Where to Stay: If you choose to stay on the slopes of Mount Etna, Portuesi recommends Monaci delle Terre Nere, an authentic wine resort and working farm where you can enjoy onsite tastings. Travelers looking to experience the glamour of Taormina should book a room at Villa Sant'Andrea, A Belmond Hotel, Taormina Mare. “It’s just below town, and has a private beach,” says Portuesi. “When you want to go into Taormina, you can take a shuttle to their sister property, Grand Hotel Timeo, A Belmond Hotel, Taormina.”

Worth a Detour

Comezora/Moment/Getty Images

Western Sicily

Because the western side of Sicily outside Palermo lacks luxury properties, Portuesi recommends using the capital as your basecamp when venturing out to surrounding temples, vineyards, and other sites. First up is the nearby town of Monreale, where the towering UNESCO World Heritage cathedral ranks as one of the greatest existing examples of Norman architecture. “We love to take our clients on a private tour when it shuts down for the day, and surprise them with a private organ concerto,” says Portuesi. Other popular day trips include Marsala’s eponymous wineries, Cefalù’s sandy beaches, Segesta and Selinunte’s ancient archaeological parks, and Erice, a perfectly preserved medieval town.
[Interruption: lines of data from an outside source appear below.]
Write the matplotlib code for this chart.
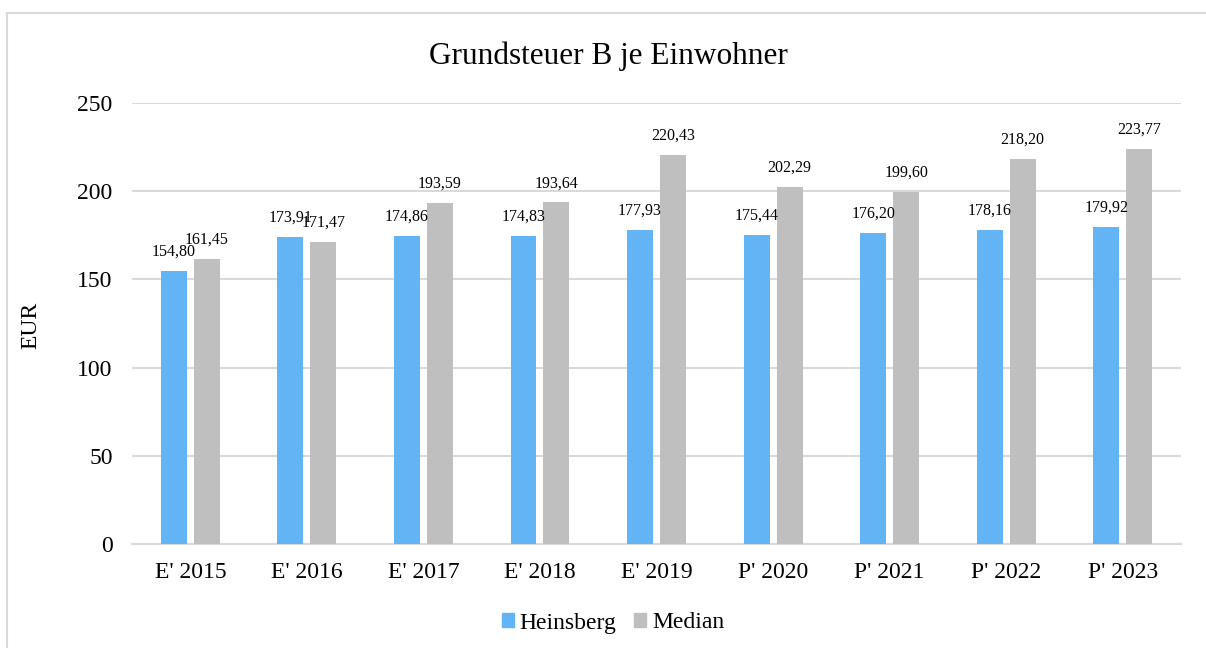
import matplotlib.pyplot as plt
import numpy as np
from matplotlib.lines import Line2D
from matplotlib.patches import Patch

plt.rcParams['font.family'] = ['Liberation Serif', 'DejaVu Serif']

categories = ["E' 2015", "E' 2016", "E' 2017", "E' 2018", "E' 2019",
              "P' 2020", "P' 2021", "P' 2022", "P' 2023"]
heinsberg = [154.80, 173.91, 174.86, 174.83, 177.93, 175.44, 176.20, 178.16, 179.92]
median = [161.45, 171.47, 193.59, 193.64, 220.43, 202.29, 199.60, 218.20, 223.77]

blue = '#63b4f5'
gray = '#bfbfbf'
grid_c = '#d9d9d9'

fig = plt.figure(figsize=(12.06, 6.48), dpi=100)
ax = fig.add_axes([0.1095, 0.1605, 0.8698, 0.6805])

x = np.arange(len(categories))
w = 0.223
off = 0.1415
b1 = ax.bar(x - off, heinsberg, w, color=blue, zorder=3)
b2 = ax.bar(x + off, median, w, color=gray, zorder=3)

def fmt(v):
    return f'{v:.2f}'.replace('.', ',')

# data labels, german decimal comma
for bars, vals in [(b1, heinsberg), (b2, median)]:
    for r, v in zip(bars, vals):
        ax.annotate(fmt(v), (r.get_x() + r.get_width() / 2, v),
                    xytext=(0, 11), textcoords='offset points',
                    ha='center', va='baseline', fontsize=11.5, zorder=4)

ax.set_xlim(-0.5, len(categories) - 0.5)
ax.set_ylim(0, 250)
ax.set_yticks([0, 50, 100, 150, 200, 250])
ax.set_xticks(x)
ax.set_xticklabels(categories)
ax.tick_params(axis='both', length=0, labelsize=17)
ax.tick_params(axis='y', pad=14)
ax.tick_params(axis='x', pad=13)
ax.yaxis.grid(True, color=grid_c, linewidth=1.5, zorder=0)
for s in ['top', 'right', 'left']:
    ax.spines[s].set_visible(False)
ax.spines['bottom'].set_color(grid_c)
ax.spines['bottom'].set_linewidth(1.5)

fig.text(608 / 1206, 1 - 56 / 648, 'Grundsteuer B je Einwohner',
         ha='center', va='center', fontsize=22.5)
fig.text(31 / 1206, 1 - 325 / 648, 'EUR', rotation=90,
         ha='center', va='center', fontsize=17)

handles = [Patch(color=blue, label='Heinsberg'), Patch(color=gray, label='Median')]
fig.legend(handles=handles, loc='center', bbox_to_anchor=(613 / 1206, 1 - 623 / 648),
           ncol=2, frameon=False, fontsize=17, handlelength=0.5, handleheight=0.5,
           handletextpad=0.25, columnspacing=0.75)

# chart border (left and top only, as in the cropped screenshot)
fig.add_artist(Line2D([7 / 1206, 7 / 1206], [0, 1 - 13 / 648], color=grid_c,
                      linewidth=1.5, transform=fig.transFigure))
fig.add_artist(Line2D([7 / 1206, 1], [1 - 13 / 648, 1 - 13 / 648], color=grid_c,
                      linewidth=1.5, transform=fig.transFigure))

fig.savefig('out.png', dpi=100)
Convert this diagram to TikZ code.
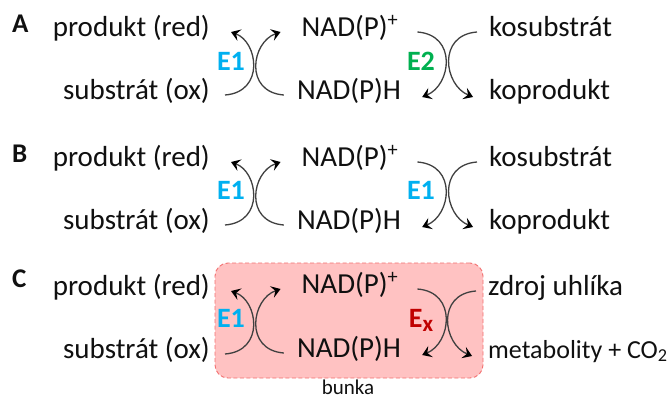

History buffs may choose this city as their home in southeast Sicily rather than Noto, but it merits a stop even if you aren’t staying overnight. According to Portuesi, “Syracuse is to Sicily what New York is to the New World.” Once the largest and most important Sicilian center for the Greeks, don’t miss the Archaeological Park, Syracuse Cathedral, and Island of Ortigia historic center.

Outer Islands

If you’re able to tack on a few extra days to your vacation or have been to Sicily before, set your sights on Sicily’s Aeolian Islands, some of Italy’s greatest (and wildest) treasures. There are seven in total: Portuesi favors Salina where you’ll discover Capofaro, a “storybook magical” resort with a winery and lighthouse. For an adventure that’s further afield, look to Pantelleria, a remote volcanic island that’s closer to Africa than Sicily. There, check into Sikelia and indulge in natural mud baths, yoga sessions, and fresh seafood. “This is the kind of place where Madonna decides she wants to get away from the world and buys out the property for her and her staff for a week.”